Design of Efficient Ambipolar Host Materials for Organic Blue Electrophosphorescence: Theoretical Characterization of Hosts Based on Carbazole Derivatives

Density functional theory calculations were carried out to investigate the electronic structures of representative ambipolar hosts for blue electroluminescence, based on two carbazole end groups and meta-terphenyl (mTP)-like bridges.
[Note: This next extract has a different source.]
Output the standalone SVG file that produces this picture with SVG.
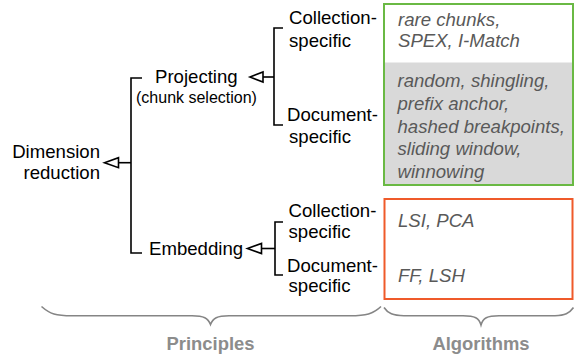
<svg xmlns="http://www.w3.org/2000/svg" width="574" height="356" viewBox="0 0 574 356">
<style>
.t{font-family:"Liberation Sans",Arial,sans-serif;font-size:18.6px;fill:#000}
.s{font-size:16px}
.a{font-family:"Liberation Sans",Arial,sans-serif;font-size:18.6px;font-style:italic;fill:#595959}
.h{font-family:"Liberation Sans",Arial,sans-serif;font-size:18.4px;font-weight:bold;fill:#8c8c8c;text-anchor:middle}
.ln{fill:none;stroke:#000;stroke-width:1.6}
.tri{fill:#fff;stroke:#000;stroke-width:1.6;stroke-linejoin:miter}
.br{fill:none;stroke:#858585;stroke-width:1.6}
</style>
<rect width="574" height="356" fill="#fff"/>
<g id="connectors">
<path class="ln" d="M142,78 H131 V253 H142"/>
<path class="ln" d="M118.5,162.7 H131"/>
<path class="tri" d="M104.5,162.7 L118.5,157.7 L118.5,167.7 Z"/>
<path class="ln" d="M283,28 H274 V125 H283"/>
<path class="ln" d="M263,77 H274"/>
<path class="tri" d="M250,77 L263,72 L263,82 Z"/>
<path class="ln" d="M283,222 H275 V275 H283"/>
<path class="ln" d="M261.5,248.5 H275"/>
<path class="tri" d="M247.5,248.5 L261.5,243.5 L261.5,253.5 Z"/>
</g>
<g id="dimension">
<text class="t" x="100" y="158" text-anchor="end">Dimension</text>
<text class="t" x="100" y="179" text-anchor="end">reduction</text>
</g>
<g id="projecting">
<text class="t" x="155" y="83">Projecting</text>
<text class="t s" x="136" y="103">(chunk selection)</text>
</g>
<g id="embedding">
<text class="t" x="149" y="255">Embedding</text>
</g>
<g id="proj-collection">
<text class="t" x="289" y="24">Collection-</text>
<text class="t" x="289" y="46.5">specific</text>
</g>
<g id="proj-document">
<text class="t" x="287" y="121">Document-</text>
<text class="t" x="289" y="143">specific</text>
</g>
<g id="emb-collection">
<text class="t" x="288.5" y="216.7">Collection-</text>
<text class="t" x="288.5" y="238.3">specific</text>
</g>
<g id="emb-document">
<text class="t" x="287" y="271.7">Document-</text>
<text class="t" x="288.5" y="291.7">specific</text>
</g>
<g id="proj-algorithms">
<rect x="384.5" y="62.5" width="188" height="122" fill="#d9d9d9"/>
<rect x="384" y="4" width="189" height="181" fill="none" stroke="#6ab944" stroke-width="2"/>
<text class="a" x="398" y="25.5">rare chunks,</text>
<text class="a" x="398" y="46.5">SPEX, I-Match</text>
<text class="a" x="397.5" y="87.3">random, shingling,</text>
<text class="a" x="397.5" y="110">prefix anchor,</text>
<text class="a" x="397.5" y="132.7">hashed breakpoints,</text>
<text class="a" x="397.5" y="155">sliding window,</text>
<text class="a" x="397.5" y="178">winnowing</text>
</g>
<g id="emb-algorithms">
<rect x="384.5" y="199" width="188" height="100" fill="none" stroke="#ef5a2a" stroke-width="2"/>
<text class="a" x="398" y="226.7">LSI, PCA</text>
<text class="a" x="398" y="281.7">FF, LSH</text>
</g>
<g id="principles">
<path class="br" d="M41.5,306.5 C50,314 56,315.7 72,315.7 L192,315.7 C204,315.7 208,318 210.5,324.5 C213,318 217,315.7 229,315.7 L350,315.7 C366,315.7 373,314 381,306.5"/>
<text class="h" x="210.5" y="350">Principles</text>
</g>
<g id="algorithms">
<path class="br" d="M384,307.5 C388,313.5 393,315.7 404,315.7 L463,315.7 C475,315.7 479,318 481,325 C483,318 487,315.7 499,315.7 L555,315.7 C565,315.7 569,313.5 573.5,307.5"/>
<text class="h" x="481" y="349.5">Algorithms</text>
</g>
</svg>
The bridge molecular segments include mTP, 2,6-bisphenylpyridine, 3,5-bisphenylpyridine, and 2,6-bisphenylpyrimidine. While the ionization potentials and electron affinities of these molecules are mainly determined by their hole- and electron-transport subunits, respectively, each subunit impacts the electronic properties of the other upon their binding, mainly in an inductive way. Importantly, the lowest triplet state of the hosts is determined to be confined into the mTP-like bridges since these are the subunits with lowest individual triplet energy. Extension of the phenyl-based π-conjugated system via meta linkages is found to be effective in modulating the electron affinity value while maintaining a high triplet energy.

本研究采用密度泛函理论（Density functional theory, DFT）计算，对以双咔唑端基和间三联苯（meta-terphenyl, mTP）类桥连结构为骨架的代表性蓝色电致发光双极性主体材料的电子结构展开了系统研究。所用桥连分子片段包括间三联苯、2,6-二苯基吡啶、3,5-二苯基吡啶以及2,6-二苯基嘧啶。尽管此类分子的电离势与电子亲和势分别主要由其空穴传输亚单元和电子传输亚单元决定，但两个亚单元在结合后会以诱导效应为主要方式，相互影响对方的电子性质。值得注意的是，由于间三联苯类桥连亚单元具备最低的单体三重态能量，因此该类主体材料的最低三重激发态被确定为局限于该桥连结构中。研究发现，通过间位连接拓展基于苯基的π共轭体系，可在维持较高三重态能量的同时，有效调控电子亲和势的数值。